Ignoring reporting duties or safety obligations severely damages business reputation and financial standing. Clients increasingly require evidence of health and safety competence before awarding contracts. Insurance premiums rise following incidents and enforcement action. Worker morale and retention suffer when employees perceive safety as unimportant.
Pro Tip: Maintain a central incident log recording all workplace accidents, injuries, and near misses regardless of RIDDOR thresholds. This log supports trend analysis, demonstrates due diligence, and provides evidence of systematic safety management.
Maintaining clear records and training staff on reporting protocols mitigates enforcement risks.

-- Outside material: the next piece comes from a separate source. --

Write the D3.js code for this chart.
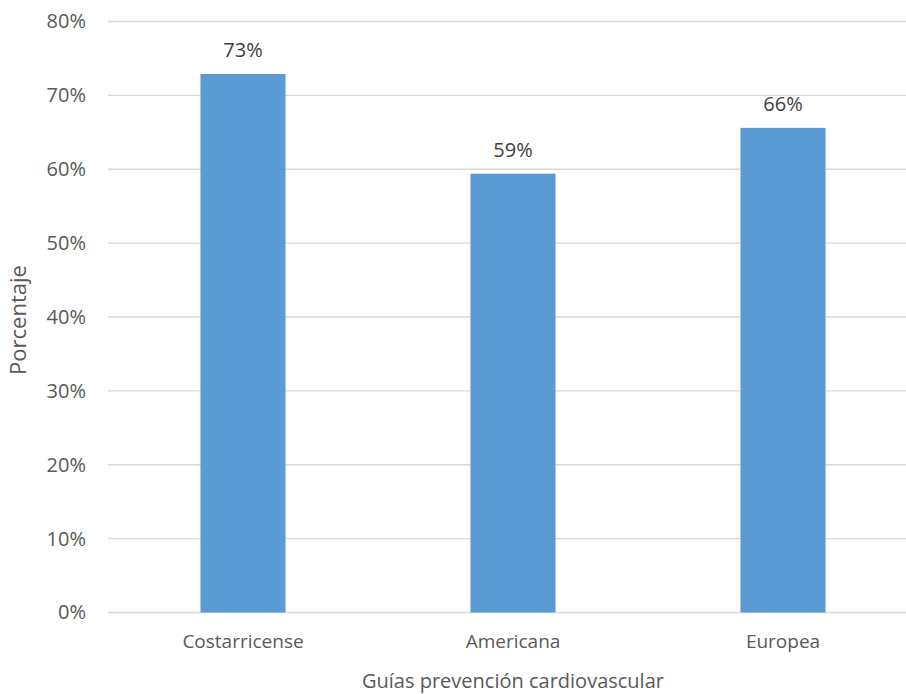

Ensure supervisors understand RIDDOR criteria and reporting procedures. Establish clear internal reporting channels so incidents reach decision makers promptly. Regular workplace safety reviews identify compliance gaps before they result in incidents or enforcement action.
Find health and safety resources to support your compliance
Managing health and safety compliance requires proper documentation and systematic processes. Many small construction and trade businesses struggle with creating compliant policies and risk assessments from scratch. Ready-made templates provide structured frameworks meeting legal requirements whilst allowing customisation to your specific operations.

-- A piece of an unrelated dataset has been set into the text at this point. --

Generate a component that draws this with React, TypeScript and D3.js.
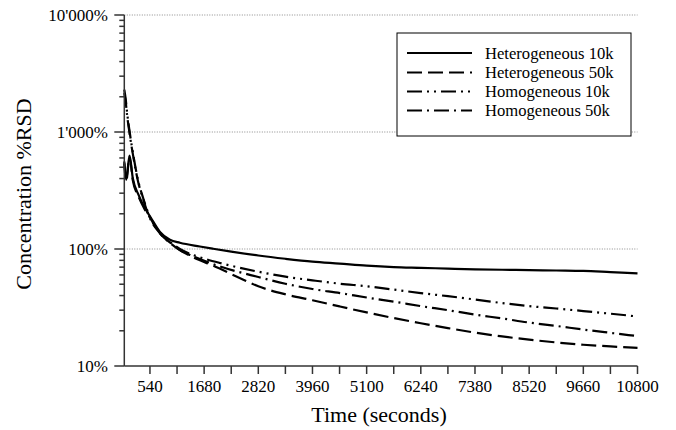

Access editable health and safety policy templates tailored for UK businesses in construction and trade sectors. These professionally designed documents cover essential policy areas and adapt easily to your company size and activities. Utilise RAMS templates to document and manage site risks effectively, ensuring systematic hazard identification and control implementation. Visit the ACI Safety homepage for a full range of compliance resources and expert guidance supporting your health and safety management journey.
Frequently asked questions
What is the role of the HSE in UK workplaces?
The HSE regulates and enforces health and safety law across UK workplaces. It conducts inspections, issues improvement and prohibition notices, and prosecutes serious breaches. The HSE aims to protect workers and ensure employers provide safe working environments meeting legal standards.
What must small construction businesses do to comply with health and safety laws?
Small construction businesses must carry out risk assessments, implement appropriate control measures, and train workers on hazards and safe systems of work. They must report specified incidents via RIDDOR and manage site safety including public protection through proper boundaries and access control. Maintaining documented policies and regular reviews demonstrates legal compliance.
How does the hierarchy of control help manage workplace risks?
The hierarchy ranks control methods from most to least effective: elimination, substitution, engineering controls, administrative controls, then PPE. This framework guides businesses to select the most reliable risk controls first. Following the hierarchy produces more effective protection because higher-level controls provide passive protection requiring less reliance on worker behaviour.
What are the consequences of failing to report workplace incidents?
Failing to report incidents under RIDDOR can lead to enforcement actions including fines and prosecutions. Non-compliance increases risks of repeated incidents by preventing proper investigation and corrective action. It also damages business reputation, affects insurance premiums, and demonstrates poor safety management to clients and workers.